Miles de melillenses sin distinción de origen, sexo o religión disfrutaron de la felicidad colectiva que recorrió toda España. Melilla celebró a ritmo de locura la victoria de la selección española en los Mundiales de Sudáfrica. La más africana de todas las selecciones se llevó la palma en un campeonato que hizo justicia histórica al deporte rey en su versión más española y que, sin quererlo, trasmitió a toda la población la magia del gusto por el juego bien hecho, por la belleza del tiquitaca sideral que cantara Andrés Montes, por el trabajo coordinado capaz de romper todos los mitos sobre el individualismo español.

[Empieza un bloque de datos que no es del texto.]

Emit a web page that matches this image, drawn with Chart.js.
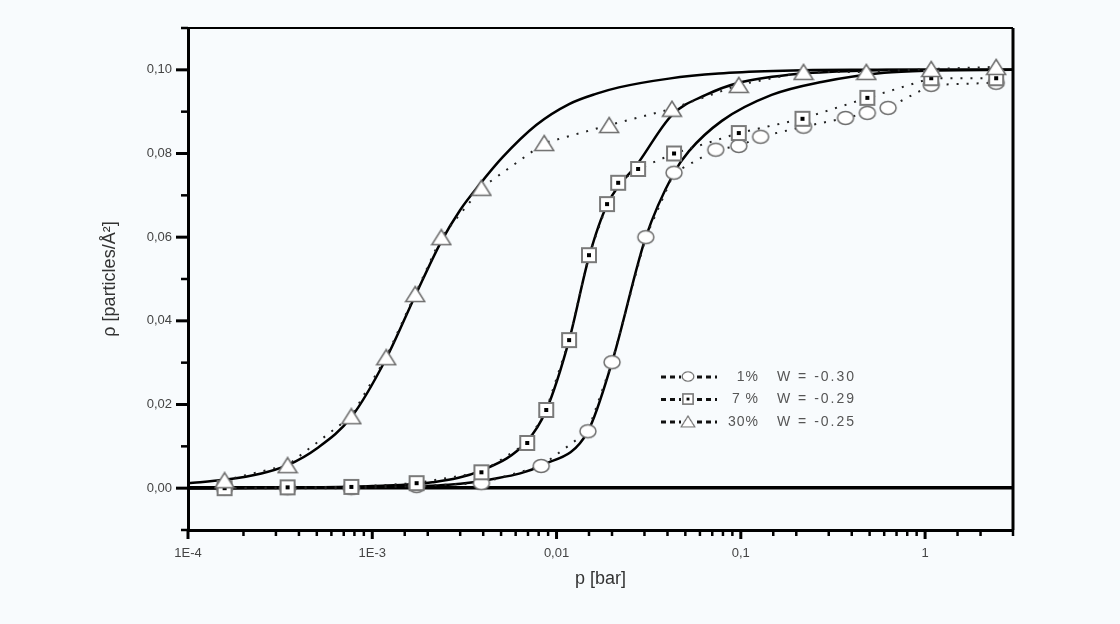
<!DOCTYPE html>
<html>
<head>
<meta charset="utf-8">
<script src="https://cdn.jsdelivr.net/npm/chart.js@4/dist/chart.umd.min.js"></script>
<style>
  html, body { margin: 0; padding: 0; background: #f8fbfd; }
  canvas { display: block; }
</style>
</head>
<body>
<canvas id="isoChart" width="1120" height="624"></canvas>
<script>
// measured points (p in bar, rho in particles/A^2)
var pCirc = [1.58e-4, 3.47e-4, 7.7e-4, 1.74e-3, 3.91e-3, 8.26e-3, 0.0148, 0.020, 0.0305, 0.0434, 0.0731, 0.0975, 0.128, 0.219, 0.37, 0.486, 0.63, 1.08, 2.43];
var rhoCirc = [0.0, 0.0, 0.0, 0.0005, 0.0012, 0.0053, 0.0136, 0.0301, 0.060, 0.0754, 0.0809, 0.0818, 0.084, 0.0864, 0.0885, 0.0897, 0.0909, 0.0964, 0.0969];

var pSq = [1.58e-4, 3.47e-4, 7.7e-4, 1.74e-3, 3.91e-3, 6.93e-3, 8.79e-3, 0.0117, 0.015, 0.0188, 0.0216, 0.0277, 0.0434, 0.0975, 0.216, 0.486, 1.08, 2.43];
var rhoSq = [0.0, 0.0002, 0.0003, 0.0012, 0.0038, 0.0108, 0.0187, 0.0354, 0.0557, 0.0679, 0.073, 0.0763, 0.080, 0.0849, 0.0883, 0.0933, 0.098, 0.098];

var pTri = [1.58e-4, 3.47e-4, 7.7e-4, 1.19e-3, 1.71e-3, 2.37e-3, 3.91e-3, 8.57e-3, 0.0193, 0.0423, 0.0975, 0.219, 0.48, 1.08, 2.43];
var rhoTri = [0.0019, 0.0055, 0.0172, 0.0313, 0.0464, 0.060, 0.0718, 0.0825, 0.0868, 0.0907, 0.0964, 0.0995, 0.0995, 0.1002, 0.1007];

// fitted curves
var pFitTri = [1e-4, 1.58e-4, 2.5e-4, 3.47e-4, 5e-4, 7.7e-4, 1.19e-3, 1.71e-3, 2.37e-3, 3.0e-3, 3.81e-3, 5.07e-3, 7.76e-3, 0.0117, 0.0165, 0.0218, 0.0407, 0.0758, 0.15, 0.4, 1, 3];
var rhoFitTri = [0.0012, 0.002, 0.0035, 0.0055, 0.0095, 0.017, 0.031, 0.046, 0.059, 0.0665, 0.0725, 0.0790, 0.0868, 0.0918, 0.0943, 0.0958, 0.0979, 0.0991, 0.0997, 0.1, 0.1, 0.1];

var pFitSq = [1e-4, 5e-4, 1e-3, 2.12e-3, 3.95e-3, 6.84e-3, 8.8e-3, 0.0117, 0.015, 0.0188, 0.028, 0.0423, 0.0646, 0.0975, 0.1815, 0.4, 1, 3];
var rhoFitSq = [0.0, 0.0002, 0.0005, 0.0014, 0.0043, 0.011, 0.0187, 0.0354, 0.0553, 0.0677, 0.078, 0.0892, 0.094, 0.0969, 0.0988, 0.0997, 0.1, 0.1];

var pFitCirc = [1e-4, 1e-3, 2.6e-3, 4.3e-3, 8.36e-3, 0.0148, 0.020, 0.0305, 0.0434, 0.0522, 0.0789, 0.147, 0.274, 0.6, 1, 3];
var rhoFitCirc = [0.0, 0.0003, 0.0008, 0.002, 0.0055, 0.0136, 0.0301, 0.060, 0.0754, 0.0805, 0.0878, 0.094, 0.0971, 0.0993, 0.0998, 0.1];

var seriesNames = ["1%", "7 %", "30%"];
var wValues = ["-0.30", "-0.29", "-0.25"];
var xTickLabels = ["1E-4", "1E-3", "0,01", "0,1", "1"];

function pts(xs, ys) {
  return xs.map(function (x, i) { return { x: x, y: ys[i] }; });
}

// marker images
function makeMarker(kind) {
  var c = document.createElement("canvas");
  c.width = 22; c.height = 18;
  var g = c.getContext("2d");
  g.fillStyle = "#fff";
  g.strokeStyle = "#6e6e6e";
  g.lineWidth = 1.5;
  if (kind === "circle") {
    g.beginPath();
    g.ellipse(11, 9, 8, 6.5, 0, 0, Math.PI * 2);
    g.fill(); g.stroke();
  } else if (kind === "square") {
    g.fillRect(4, 2, 14, 14);
    g.strokeStyle = "#7a7a7a";
    g.lineWidth = 2;
    g.strokeRect(4, 2, 14, 14);
    g.fillStyle = "#000";
    g.fillRect(9, 7, 4, 4);
  } else {
    g.beginPath();
    g.moveTo(11, 1.5);
    g.lineTo(20.5, 16.5);
    g.lineTo(1.5, 16.5);
    g.closePath();
    g.fill(); g.stroke();
  }
  return c;
}
var mkCirc = makeMarker("circle");
var mkSq = makeMarker("square");
var mkTri = makeMarker("triangle");
var markers = [mkCirc, mkSq, mkTri];

function isDecade(v) {
  var l = Math.log10(v);
  return Math.abs(l - Math.round(l)) < 1e-6;
}
function isEvenY(v) {
  return Math.round(v * 100) % 2 === 0;
}

var bgPlugin = {
  id: "bg",
  beforeDraw: function (chart) {
    var c = chart.ctx;
    c.save();
    c.fillStyle = "#f8fbfd";
    c.fillRect(0, 0, chart.width, chart.height);
    c.restore();
  }
};

// top/right frame and outward ticks (long major, short minor)
var framePlugin = {
  id: "frame",
  afterDraw: function (chart) {
    var a = chart.chartArea, c = chart.ctx;
    var xs = chart.scales.x, ys = chart.scales.y;
    c.save();
    c.strokeStyle = "#000";
    c.lineWidth = 2;
    c.beginPath();
    c.moveTo(a.left, a.top);
    c.lineTo(a.right, a.top);
    c.stroke();
    c.lineWidth = 3;
    c.beginPath();
    c.moveTo(a.right, a.top);
    c.lineTo(a.right, a.bottom);
    c.stroke();

    ys.ticks.forEach(function (t, i) {
      var py = ys.getPixelForTick(i);
      var major = isEvenY(t.value);
      c.lineWidth = major ? 3 : 2.5;
      c.beginPath();
      c.moveTo(a.left, py);
      c.lineTo(a.left - (major ? 12 : 7), py);
      c.stroke();
    });
    xs.ticks.forEach(function (t, i) {
      var px = xs.getPixelForTick(i);
      var major = isDecade(t.value);
      c.lineWidth = major ? 3 : 2.5;
      c.beginPath();
      c.moveTo(px, a.bottom);
      c.lineTo(px, a.bottom + (major ? 9 : 6));
      c.stroke();
    });
    c.restore();
  }
};

var legendPlugin = {
  id: "boxLegend",
  afterDraw: function (chart) {
    var a = chart.chartArea, c = chart.ctx;
    var x0 = a.left + 473;
    var y0 = a.top + 349;
    c.save();
    for (var i = 0; i < seriesNames.length; i++) {
      var y = y0 + i * 22.5;
      c.strokeStyle = "#111";
      c.lineWidth = 3;
      c.setLineDash([5, 4]);
      c.beginPath();
      c.moveTo(x0, y);
      c.lineTo(x0 + 56, y);
      c.stroke();
      c.setLineDash([]);
      c.fillStyle = "#f8fbfd";
      c.fillRect(x0 + 20, y - 8, 14, 16);
      c.drawImage(markers[i], x0 + 27 - 8, y - 7, 16, 13);
      c.fillStyle = "#555";
      c.font = "14px 'Liberation Sans'";
      c.textBaseline = "middle";
      c.letterSpacing = "1px";
      c.textAlign = "right";
      c.fillText(seriesNames[i], x0 + 98, y);
      c.textAlign = "left";
      c.letterSpacing = "2px";
      c.fillText("W = " + wValues[i], x0 + 116, y);
    }
    c.restore();
  }
};

var ctx = document.getElementById("isoChart").getContext("2d");
new Chart(ctx, {
  type: "scatter",
  data: {
    datasets: [
      {
        label: "30%",
        data: pts(pTri, rhoTri),
        showLine: true,
        borderColor: "#222",
        borderWidth: 2,
        borderDash: [2, 8],
        pointStyle: mkTri,
        order: 0
      },
      {
        label: "7 %",
        data: pts(pSq, rhoSq),
        showLine: true,
        borderColor: "#222",
        borderWidth: 2,
        borderDash: [2, 8],
        pointStyle: mkSq,
        order: 1
      },
      {
        label: "1%",
        data: pts(pCirc, rhoCirc),
        showLine: true,
        borderColor: "#222",
        borderWidth: 2,
        borderDash: [2, 8],
        pointStyle: mkCirc,
        order: 2
      },
      {
        label: "fit 30%",
        data: pts(pFitTri, rhoFitTri),
        showLine: true,
        borderColor: "#000",
        borderWidth: 2.5,
        pointRadius: 0,
        cubicInterpolationMode: "monotone",
        order: 3
      },
      {
        label: "fit 7%",
        data: pts(pFitSq, rhoFitSq),
        showLine: true,
        borderColor: "#000",
        borderWidth: 2.5,
        pointRadius: 0,
        cubicInterpolationMode: "monotone",
        order: 4
      },
      {
        label: "fit 1%",
        data: pts(pFitCirc, rhoFitCirc),
        showLine: true,
        borderColor: "#000",
        borderWidth: 2.5,
        pointRadius: 0,
        cubicInterpolationMode: "monotone",
        order: 5
      }
    ]
  },
  options: {
    responsive: false,
    animation: false,
    layout: { padding: { left: 95, right: 107, top: 28, bottom: 30 } },
    plugins: {
      legend: { display: false },
      tooltip: { enabled: false }
    },
    scales: {
      x: {
        type: "logarithmic",
        min: 1e-4,
        max: 3,
        afterFit: function (s) { s.height = 64; },
        border: { color: "#000", width: 3 },
        grid: { drawOnChartArea: false, drawTicks: false },
        ticks: {
          autoSkip: false,
          maxRotation: 0,
          color: "#444",
          font: { family: "'Liberation Sans'", size: 13 },
          padding: 16,
          callback: function (v) {
            if (!isDecade(v)) return "";
            return xTickLabels[Math.round(Math.log10(v)) + 4];
          }
        },
        title: {
          display: true,
          text: "p [bar]",
          color: "#333",
          font: { family: "'Liberation Sans'", size: 18 }
        }
      },
      y: {
        min: -0.01,
        max: 0.11,
        afterFit: function (s) { s.width = 93; },
        border: { color: "#000", width: 3 },
        grid: {
          drawOnChartArea: true,
          drawTicks: false,
          color: function (c) { return Math.abs(c.tick.value) < 1e-9 ? "#000" : "rgba(0,0,0,0)"; },
          lineWidth: function (c) { return Math.abs(c.tick.value) < 1e-9 ? 3.5 : 1; }
        },
        ticks: {
          stepSize: 0.01,
          autoSkip: false,
          color: "#444",
          font: { family: "'Liberation Sans'", size: 13 },
          padding: 16,
          callback: function (v) {
            if (!isEvenY(v)) return "";
            return (Math.round(v * 100) / 100).toFixed(2).replace(".", ",");
          }
        },
        title: {
          display: true,
          text: "ρ [particles/Å²]",
          color: "#333",
          font: { family: "'Liberation Sans'", size: 18 }
        }
      }
    }
  },
  plugins: [bgPlugin, framePlugin, legendPlugin]
});
</script>
</body>
</html>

Veinticinco años después de aquel otro Mundial en el que los goles de España a Dinamarca sirvieron para desatar un enfrentamiento entre melillenses, ayer, una vez más, como ha venido ocurriendo a lo largo de todo el campeonato, Melilla se mostró como lo que es: una sola ciudad y un solo pueblo frente a las manipulaciones interesadas y las inclinaciones partidistas de las formaciones políticas. Melillenses de todas las comunidades, a miles, sin diferencia de clase, origen, religión o sexo, recorrieron las calles de la ciudad con banderas españolas y al grito del ‘Lolololo nacional’ mezclado con los muy populares de ‘Soy español, español, español…’ o el muy Escobar de ‘Viva España.
Y es que los cláxones ahogaron ayer las vuvuzelas y convirtieron España entera en un clamor que triunfaba con lo que para muchos no ha sido más que una venganza histórica después de abrazar con buenos equipos unas ilusiones que sólo este grupo de jugadores humildes, tan aparentemente pequeños ante las torres alemanas, han logrado conseguir.
Del Bosque, Iniesta, Xavi Bogart y el resto de nuestra Selección han hecho del fútbol pura magia para enamorar a mujeres y hombres, a aficionados y advenedizos que en la reafirmación tribal que promueve este campeonato se sintieron ayer felices y orgullosos de contar con los mejores deportistas del mundo.
Una copa para el deporte que sumió a España entera en la locura y que aquí, allende los mares, en esta tierra africana, hizo que Melilla palpitara más unida que nunca, entusiasmada con un triunfo que también ayuda a sacudirnos complejos y a demostrarnos que es la laboriosidad frente al divismo fatuo la que al final gana la partida.
Plaza de las Culturas
Entre quejas, desesperación pura y dura, principios de taquicardias y miedo a los posibles penaltis, no hubo casa, bar o rincón donde ayer no se cantara el gol del mancheguito Iniesta.
La Plaza de las Culturas, donde la pantalla poco gigante pero suficiente para poder ver el partido envueltos en el fragor colectivo cumplió con su cometido, se convirtió, por un momento, en un torrente de alegría, de felicidad compartida, de ilusión por la victoria merecida. Nuestra Selección, victoriosa a priori, laureada como tal ante de empezar el encuentro por su buen fútbol, también cumplió su cometido con creces, escribiendo la historia y haciéndonos a todos protagonistas del momento.
Desmadre colectivo
Y a partir de ahí, el descuento anhelado hasta un final que desató la locura sin paliativos, que nos unió a todos como españoles, como ciudadanos de un mismo grupo y una misma Nación que sólo en la confianza y el trabajo organizado tiene buen futuro.
La mejor España, como titularon tantos rotativos nacionales tras la Semifinal, se ha impuesto en estos Mundiales para hacer ver que ganar no era una cuestión de utopías sino de justicia deportiva.
Y aunque el fútbol desate pasiones, arrastre con la victoria a quienes no pueden dejar de aprovechar la oportunidad para tocar los cláxones como posesos o saltarse todas las normas transitando en coche encaramados en las ventanillas de los vehículos, ayer todo se podía comprender y perdonar, porque España, por fin, ha ganado unos Mundiales de Fútbol.
Nuestros chicos, chapó, son los mejores, los más elegantes, los más creativos, los que mejor juegan y los que han hecho también que esta España se muestre unida contra los divisionismos, preñada de confianza en tiempos de crisis, fiel a su bandera como seña de unida en todas las comunidades, al margen de los politiqueos baratos que socavan tanto potencial y que en este mes de julio han encontrado la mejor prueba de que no son nada ante el pálpito del espíritu común que caracteriza a España.